10) No feelings are wrong, but we can be wrong in how we deal with them. Take a moment before you react, words can’t be unsaid.
11) Emotions can often be like traffic lights with a loose connection. Stop! Wait! Now GO……. NO, NO WAIT….WAIT….WAIT I SAID. They are often telling you something but often in the most incoherent way possible. Try and sit with them as you would a child and listen.
12) Most of our emotions come from the older part of our brain, the limbic system. This part of the brain looked after us when we were hunter gatherers and met an animal who thought we would make the cut for dinner. Unfortunately, this part of the brain hasn’t changed much (no one wants to eat us now, unless you meet a cannibal and if you do, HOW EXCITING!) and it now often acts like an emotionally incontinent nutter when it feels like it. Remember this when it acts up. Its a toddler high-jacking your brain.

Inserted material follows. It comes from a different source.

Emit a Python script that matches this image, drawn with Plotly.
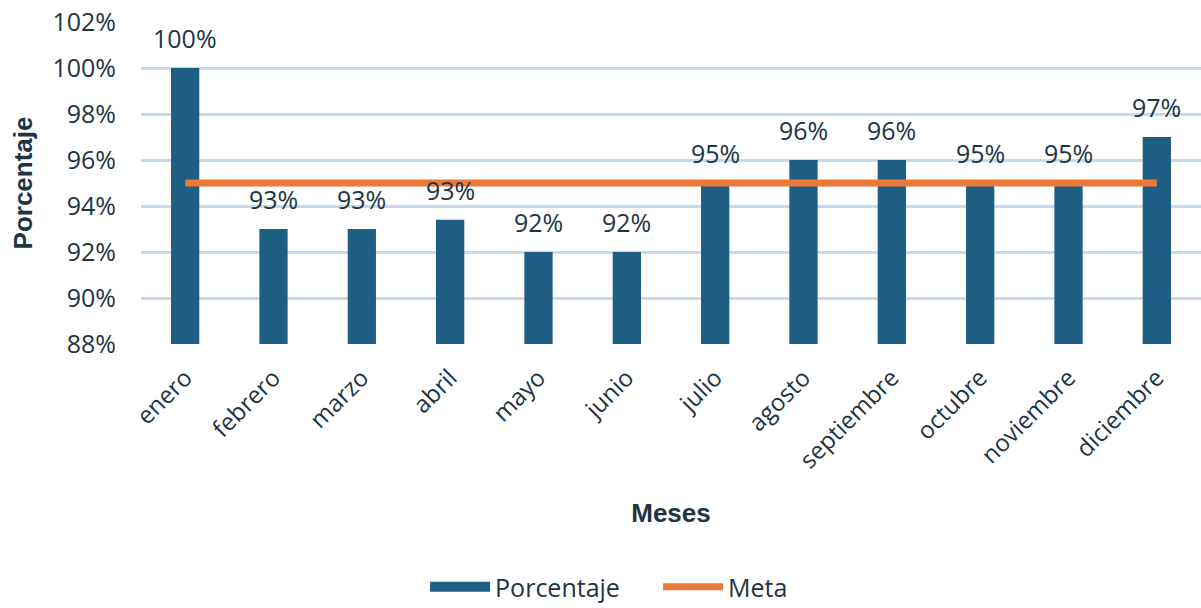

11) Self-esteem is overrated and often leads to an overinflated ego, due to focusing too much on self. Switch your focus to others.
12) Get out of your own head at least once a day. Write, read, go for a walk, jog, sew or knit, do some yoga, drive, listen to music, play an instrument, be with others, just do something. It gets cluttered inside our heads and we need to make room for the light to get in.
13) Confidence comes through evidence. So get up and do something to chip away at your own insidious self-doubt.
14) Motivation comes from doing, it won’t fall into your lap while you sit there with a cup of tea willing it to give you a surge in energy.
15) You are no more important than anyone else and just as important as everyone else.
16) Don’t assume anything. Ask!
17) What other people think of us doesn’t matter. Be the best person you can be and what people think of you will pale in comparison to your own opinion of self.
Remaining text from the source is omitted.